A new version of '>The Time Machine was released in 2002, directed by Simon Wells (great grandson of HG) with John Logan (who wrote Star Trek: Nemesis) given writing credit for a rewrite. (Perhaps he was responsible for the Star Trek references, like the hologram giving the Vulcan salute.)

This version has even less resemblance to the novel, though it makes several references to the George Pal film. But it is a well-constructed and taut hour and a half, with a little subtle social criticism (in a future we would consider primitive, our age is "the age of the stones," or the Stone Age.) The special effects and make-up (which won an Oscar) are excellent, and the acting is good. In his small part, an almost unrecognizable Jeremy Irons is excellent, and frightening.

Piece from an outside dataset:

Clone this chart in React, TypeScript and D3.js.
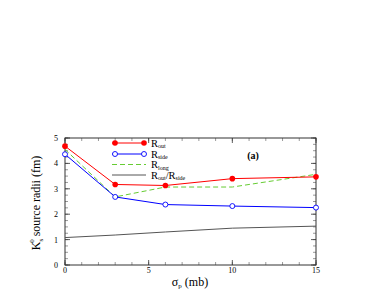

This character doesn't appear in either the Wells book or the previous movie, though it does bear some resemblance to the Grand Lunar, the ruler of the Selenites in Wells' First Men in the Moon (see below.) The Morlock hierarchy of specializations the Irons character describes also seems like the Selenite society.

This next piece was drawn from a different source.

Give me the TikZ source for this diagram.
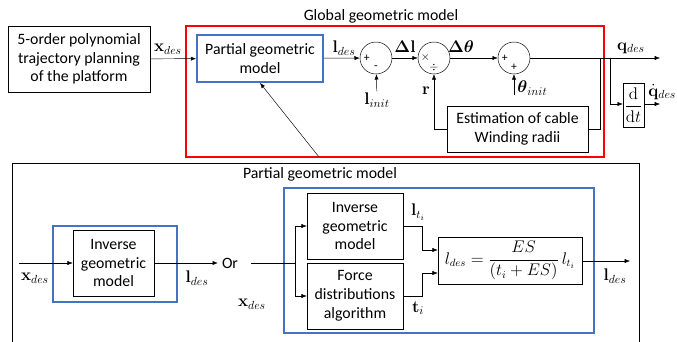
\documentclass[tikz,border=0pt]{standalone}
\usepackage{amsmath}
\usepackage[no-math]{fontspec}
\setmainfont{Carlito}
\usetikzlibrary{arrows.meta}
\definecolor{blu}{HTML}{4472C4}

\begin{document}
\begin{tikzpicture}[x=0.03cm, y=-0.03cm,
        every node/.style={font=\fontsize{13.5}{16}\selectfont},
        blk/.style={draw, thin, align=center, inner sep=1pt},
        sumc/.style={draw, thin, circle, minimum size=0.96cm, inner sep=0pt},
        sgn/.style={font=\fontsize{10}{10}\selectfont, inner sep=0pt},
        lab/.style={font=\fontsize{14.5}{16}\selectfont, inner sep=1pt},
        sig/.style={thin, -{Latex[length=4.5pt,width=3.5pt]}},
        frame/.style={line width=1.6pt}]
        \def\lbl(#1)#2{node[lab] at (#1) {$#2$}}
        \useasboundingbox (0,0) rectangle (677,342);

        % global geometric model
        \draw[frame, red] (186,26) rectangle (604,157);
        \node (gtitle) at (381,16) {Global geometric model};
        \node[blk, minimum width=4.26cm, minimum height=1.98cm] (plan) at (79,59)
            {5-order polynomial\\trajectory planning\\of the platform};
        \node[blk, draw=blu, frame, minimum width=3.78cm, minimum height=1.41cm] (pgm) at (260,58.5)
            {Partial geometric\\model};
        \node[sumc] (sum1) at (376,58) {};
        \node[sumc] (div) at (434,58) {};
        \node[sumc] (sum2) at (514,58) {};
        \node[sgn] at ([xshift=-0.28cm]sum1.center) {+};
        \node[sgn] at ([yshift=-0.28cm]sum1.center) {-};
        \node[sgn] at ([xshift=-0.26cm]div.center) {$\times$};
        \node[sgn] at ([yshift=-0.28cm]div.center) {$\div$};
        \node[sgn] at ([xshift=-0.28cm]sum2.center) {+};
        \node[sgn] at ([yshift=-0.28cm]sum2.center) {+};
        \node[blk, minimum width=4.23cm, minimum height=1.38cm] (est) at (517.5,129)
            {Estimation of cable\\Winding radii};
        \node[blk, minimum width=0.63cm, minimum height=1.32cm, inner sep=0pt] (ddt) at (633.5,105)
            {$\dfrac{\mathrm{d}}{\mathrm{d}t}$};
        \node[lab] (linit) at (377,100) {$\mathbf{l}_{init}$};
        \coordinate (tinit) at (514,95);
        \coordinate (j1) at (600,58);
        \coordinate (j2) at (610,58);
        \coordinate (qend) at (660,58);
        \coordinate (qdend) at (660,104);
        \coordinate (link) at (319,157);

        \draw[sig] (plan) -- (pgm) \lbl(168,49){\mathbf{x}_{des}};
        \draw[sig] (pgm) -- (sum1) \lbl(344,48){\mathbf{l}_{des}};
        \draw[sig] (linit) -- (sum1);
        \draw[sig] (sum1) -- (div) \lbl(405,47){\mathbf{\Delta l}};
        \draw[sig] (div) -- (sum2) \lbl(461,47){\boldsymbol{\Delta\theta}};
        \draw[sig] (tinit) -- (sum2) node[lab, anchor=west] at (516,88) {$\boldsymbol{\theta}_{init}$};
        \draw[sig] (sum2) -- (qend) \lbl(631,48){\mathbf{q}_{des}};
        \draw[thin] (j1) |- (est.east);
        \draw[sig] (est.west) -| (div.south) \lbl(426,91){\mathbf{r}};
        \draw[sig] (j2) |- (ddt.west |- qdend);
        \draw[sig] (ddt.east |- qdend) -- (qdend) node[lab, anchor=west] at (647,92) {$\dot{\mathbf{q}}_{des}$};
        \draw[sig] (link) -- (pgm.south);

        % partial geometric model
        \draw[thin] (12,345) |- (639,163) -- (639,345);
        \node (ptitle) at (320,174) {Partial geometric model};
        \draw[frame, blu] (53,226) rectangle (177,302);
        \draw[frame, blu] (284,188) rectangle (594,333);
        \node[blk, minimum width=2.43cm, minimum height=1.98cm] (inv1) at (113.5,263)
            {Inverse\\geometric\\model};
        \node (or) at (230,263) {Or};
        \node[blk, minimum width=2.88cm, minimum height=1.98cm] (inv2) at (355,226)
            {Inverse\\geometric\\model};
        \node[blk, minimum width=2.88cm, minimum height=1.98cm] (force) at (355,296)
            {Force\\distributions\\algorithm};
        \node[blk, minimum width=4.32cm, minimum height=1.41cm] (form) at (510,260.5)
            {$l_{des}=\dfrac{ES}{(t_i+ES)}\,l_{t_i}$};
        \coordinate (xin) at (19,263);
        \coordinate (xs) at (251,263);
        \coordinate (split) at (295,263);
        \coordinate (lend) at (630,261);

        \draw[sig] (xin) -- (inv1) \lbl(35,278){\mathbf{x}_{des}};
        \draw[sig] (inv1) -- (or) \lbl(197,278){\mathbf{l}_{des}};
        \draw[thin] (xs) -- (split) \lbl(252,304){\mathbf{x}_{des}};
        \draw[sig] (split) |- (inv2);
        \draw[sig] (split) |- (force);
        \draw[sig] (inv2.east) -- ++(19,0) |- (form.west |- 0,250) \lbl(418,212){\mathbf{l}_{t_i}};
        \draw[sig] (force.east) -- ++(19,0) |- (form.west |- 0,273) \lbl(418,308){\mathbf{t}_i};
        \draw[sig] (form.east |- lend) -- (lend) \lbl(615,276){\mathbf{l}_{des}};
    \end{tikzpicture}
\end{document}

In this version, the Eloi are not helpless and mindless, but a tribal society of cliff-dwellers, with a functioning civilization. (Their appearance is accompanied by gorgeous music with an African theme.) The idea of the future being a return to a more primal society with a relationship to nature more akin to indigenous peoples is a powerful concept, but unfortunately little is made of it here.

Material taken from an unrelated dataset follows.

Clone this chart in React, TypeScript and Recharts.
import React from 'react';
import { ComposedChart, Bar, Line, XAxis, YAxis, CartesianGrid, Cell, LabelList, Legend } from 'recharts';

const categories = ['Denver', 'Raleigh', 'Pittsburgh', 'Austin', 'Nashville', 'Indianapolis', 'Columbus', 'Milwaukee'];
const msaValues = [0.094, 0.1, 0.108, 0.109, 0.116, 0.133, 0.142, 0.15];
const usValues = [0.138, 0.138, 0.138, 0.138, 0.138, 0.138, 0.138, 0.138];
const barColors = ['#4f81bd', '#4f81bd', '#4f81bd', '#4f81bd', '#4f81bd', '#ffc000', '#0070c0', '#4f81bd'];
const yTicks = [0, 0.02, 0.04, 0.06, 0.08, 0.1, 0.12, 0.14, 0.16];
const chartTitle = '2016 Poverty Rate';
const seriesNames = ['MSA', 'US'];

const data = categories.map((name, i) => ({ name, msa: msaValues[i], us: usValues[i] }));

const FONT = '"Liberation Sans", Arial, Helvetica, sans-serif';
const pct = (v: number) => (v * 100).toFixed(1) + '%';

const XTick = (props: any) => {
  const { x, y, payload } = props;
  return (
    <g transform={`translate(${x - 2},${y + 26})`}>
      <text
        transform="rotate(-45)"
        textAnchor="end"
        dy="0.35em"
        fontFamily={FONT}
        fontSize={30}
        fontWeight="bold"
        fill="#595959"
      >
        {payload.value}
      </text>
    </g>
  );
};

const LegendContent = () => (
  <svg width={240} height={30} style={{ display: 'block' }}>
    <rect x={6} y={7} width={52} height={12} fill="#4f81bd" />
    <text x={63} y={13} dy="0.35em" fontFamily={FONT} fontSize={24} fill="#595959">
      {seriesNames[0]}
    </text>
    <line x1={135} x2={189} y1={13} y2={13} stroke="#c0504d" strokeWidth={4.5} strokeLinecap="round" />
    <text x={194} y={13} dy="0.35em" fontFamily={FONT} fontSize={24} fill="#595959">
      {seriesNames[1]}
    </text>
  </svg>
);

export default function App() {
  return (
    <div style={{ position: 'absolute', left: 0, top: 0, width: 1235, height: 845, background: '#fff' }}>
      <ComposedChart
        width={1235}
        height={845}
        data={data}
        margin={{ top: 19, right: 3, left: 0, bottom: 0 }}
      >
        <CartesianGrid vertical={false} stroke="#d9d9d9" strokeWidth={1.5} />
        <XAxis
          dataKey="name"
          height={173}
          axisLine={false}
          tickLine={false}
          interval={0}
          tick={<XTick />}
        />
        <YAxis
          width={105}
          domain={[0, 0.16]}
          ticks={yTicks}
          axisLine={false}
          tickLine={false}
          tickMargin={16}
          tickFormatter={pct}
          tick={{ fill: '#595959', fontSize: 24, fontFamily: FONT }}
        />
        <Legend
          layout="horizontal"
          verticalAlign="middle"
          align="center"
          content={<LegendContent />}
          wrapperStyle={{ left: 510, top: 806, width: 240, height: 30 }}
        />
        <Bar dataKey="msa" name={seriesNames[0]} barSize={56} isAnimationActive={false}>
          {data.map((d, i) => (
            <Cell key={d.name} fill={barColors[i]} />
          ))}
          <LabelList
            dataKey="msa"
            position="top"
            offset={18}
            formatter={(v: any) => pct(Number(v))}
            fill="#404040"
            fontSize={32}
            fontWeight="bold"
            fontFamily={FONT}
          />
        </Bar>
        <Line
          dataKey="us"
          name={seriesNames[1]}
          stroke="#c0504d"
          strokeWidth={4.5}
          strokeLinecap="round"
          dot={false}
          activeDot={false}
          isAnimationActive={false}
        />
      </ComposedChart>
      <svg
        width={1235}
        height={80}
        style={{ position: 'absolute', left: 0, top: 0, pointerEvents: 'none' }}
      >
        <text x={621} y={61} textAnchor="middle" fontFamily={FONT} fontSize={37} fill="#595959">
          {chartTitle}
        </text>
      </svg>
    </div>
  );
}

Nor is there really much of a suggestion that these Morlocks were once of the same human species. They're mostly just the requisite CG badguys. There is a theme of genetics: a bad joke from the teacher in the near future who threatens to re-sequence the DNA of an unruly student; the helix-like memorials of the Eloi, and the genetic manipulation of the Morlocks into castes. But this seems more like John Logan thinking about Nemesis than illuminating commentary.

This version does deal in time paradoxes, as the Irons character tells the time traveler (an American in New York, though the time period is a decade or so after the Wells' novel) why he can't go back in time to prevent the death of his beloved: because he built the time machine so he could do that, and if she hadn't been killed he couldn't have gone back to try to stop it. Curiously, this jibes with a very recent theory by a team of physicists who interpret quantum mechanics to allow for time travel but not for the alteration of significant events in the past that the traveler is sure happened.

On the other hand, the brainy Morlock Irons plays tell Hartegen (the time traveler) that the Morlocks were the "inescapable result" of his time traveling. After several viewings, I still can't figure out what he meant.

While the movie is impressive and fun on its own terms, in the end I'm not sure what it adds, besides the less than original idea that the human heart is more important than machines (is that the heart plus genetics to make Hartegen?).